The prevalence of speed cameras has fuelled a trade in people paying others to take their penalty points, a specialist road traffic lawyer has said.

Chris Huhne, who resigned as Energy Secretary yesterday, emphatically denies such a charge and has vowed to clear his name. But his case aside, the practice is on the increase, according to Chris Sweetman, who runs his own niche firm, Sweetmans, from London and Cheshire.

He told The Times: “There has been a big rise in this crime and it is related to the increase in the numbers of speeding cameras. It is incredibly common.

“When people have nine points on their licence and they get caught by a camera, they will frequently try to nominate someone else as the driver of the vehicle. That person will do it and often for a fee — say £200.” Police forces had specific investigative teams within their central ticket bureaux who would watch out for this, he added.

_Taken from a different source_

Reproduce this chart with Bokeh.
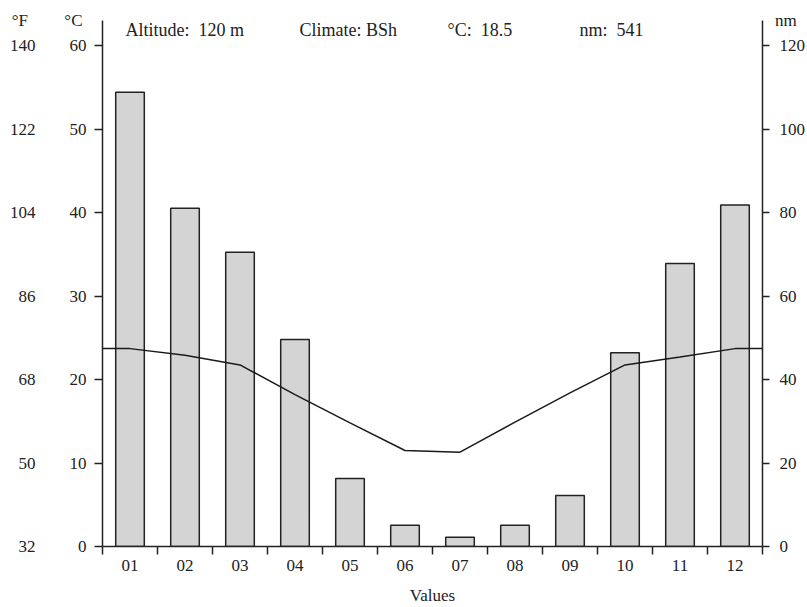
from bokeh.plotting import figure
from bokeh.models import Range1d, LinearAxis, FixedTicker, Label
from bokeh.embed import file_html
from bokeh.resources import INLINE

# ---- data ----
months = ["01", "02", "03", "04", "05", "06", "07", "08", "09", "10", "11", "12"]
precip_mm = [108.8, 81.0, 70.5, 49.6, 16.3, 5.1, 2.2, 5.1, 12.2, 46.4, 67.8, 81.8]
temp_c = [23.7, 22.9, 21.75, 18.2, 14.8, 11.5, 11.3, 14.9, 18.4, 21.75, 22.7, 23.7]
c_ticks = [0, 10, 20, 30, 40, 50, 60]
f_tick_labels = ["32", "50", "68", "86", "104", "122", "140"]
mm_ticks = [0, 20, 40, 60, 80, 100, 120]
altitude_m = 120
climate = "BSh"
mean_temp = 18.5
total_precip = 541

FONT = "Liberation Serif"
FS = "17px"
HFS = "18px"
INK = "#222222"

n = len(months)
centers = [i + 0.5 for i in range(n)]

p = figure(width=807, height=607, output_backend="svg", toolbar_location=None,
           x_range=Range1d(0, n), y_range=Range1d(0, 63),
           min_border_left=102, min_border_right=45, min_border_top=20, min_border_bottom=60)
p.extra_y_ranges = {"mm": Range1d(0, 126)}
p.outline_line_color = None
p.grid.visible = False

def style(ax):
    ax.axis_line_color = INK
    ax.axis_line_width = 1.5
    ax.major_tick_line_color = INK
    ax.major_tick_line_width = 1.5
    ax.major_tick_in = 0
    ax.major_tick_out = 8
    ax.minor_tick_line_color = None
    ax.major_label_text_font = FONT
    ax.major_label_text_font_size = FS
    ax.major_label_text_color = INK
    ax.axis_label_text_font = FONT
    ax.axis_label_text_font_size = FS
    ax.axis_label_text_font_style = "normal"
    ax.axis_label_text_color = INK

def top_label(ax, text, standoff):
    ax.axis_label = text
    ax.axis_label_orientation = "horizontal"
    ax.axis_label_align = "end"
    ax.axis_label_standoff = standoff

# x axis: ticks at month boundaries, labels at centers
xa = p.xaxis[0]
style(xa)
xa.ticker = FixedTicker(ticks=centers, minor_ticks=list(range(n + 1)))
xa.major_label_overrides = {c: m for c, m in zip(centers, months)}
xa.major_tick_line_color = None
xa.minor_tick_line_color = INK
xa.minor_tick_line_width = 1.5
xa.minor_tick_in = 0
xa.minor_tick_out = 8
xa.major_label_standoff = 5
xa.axis_label = "Values"
xa.axis_label_standoff = 12

# left °C axis
ya = p.yaxis[0]
style(ya)
ya.ticker = FixedTicker(ticks=c_ticks)
ya.major_label_standoff = 8
top_label(ya, "°C", -16)

# outer °F axis (labels only)
fa = LinearAxis(ticker=FixedTicker(ticks=c_ticks),
                major_label_overrides={c: f for c, f in zip(c_ticks, f_tick_labels)})
style(fa)
fa.axis_line_color = None
fa.major_tick_line_color = None
fa.major_tick_out = 0
fa.major_label_standoff = 26
top_label(fa, "°F", -21)
p.add_layout(fa, "left")

# right precipitation axis
ra = LinearAxis(y_range_name="mm", ticker=FixedTicker(ticks=mm_ticks))
style(ra)
ra.major_tick_out = 7
ra.major_label_standoff = 10
top_label(ra, "nm", -33)
p.add_layout(ra, "right")

# bars (precipitation)
p.vbar(x=centers, top=precip_mm, bottom=0, width=0.52, y_range_name="mm",
       fill_color="#d4d4d4", line_color=INK, line_width=1.5)

# temperature line, extended to the frame edges
edge = (temp_c[0] + temp_c[-1]) / 2
p.line([0] + centers + [n], [edge] + temp_c + [edge], line_color="#1a1a1a", line_width=1.5)

def lab(x, y, text):
    p.add_layout(Label(x=x, y=y, x_units="screen", y_units="screen", text=text,
                       text_align="left", text_baseline="middle", text_font=FONT,
                       text_font_size=HFS, text_color=INK))

lab(23, 517, f"Altitude:\u00a0 {altitude_m} m")
lab(197, 517, f"Climate: {climate}")
lab(345, 517, f"°C:\u00a0 {mean_temp}")
lab(477, 517, f"nm:\u00a0 {total_precip}")

open("out.html", "w").write(file_html(p, INLINE))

Mr Sweetman, whose firm defends motorists on a wide range of traffic offences, said that the type of behaviour to arouse suspicion in police would include a person nominating someone who had been in Britain on holiday and returned abroad as the driver. Another ploy might be to nominate someone who had a clean licence. “If this is done by someone with nine points then, obviously, that raises suspicion,” he said. “Or it might be that it is the person’s car but they say that on that particular morning it was their son, aged 17, who was driving it — even though it was on the way to work.”

In these circumstances, police would prosecute and the courts almost always impose a jail term of six months “to send out a deterrent”. In the case of a high-profile person the message would be even more powerful, he added.

Mr Sweetman said that cameras could not always show whether the driver was male or female. “The job of the camera is not to identify the driver — it is simply to capture the speeding offence and the registration.”

If the camera was of the type that photographed the front of the vehicle, it might also show the gender of the driver, he added. But one that shot the vehicle from the rear made it impossible, perhaps because of headrests, to discern the driver’s identity.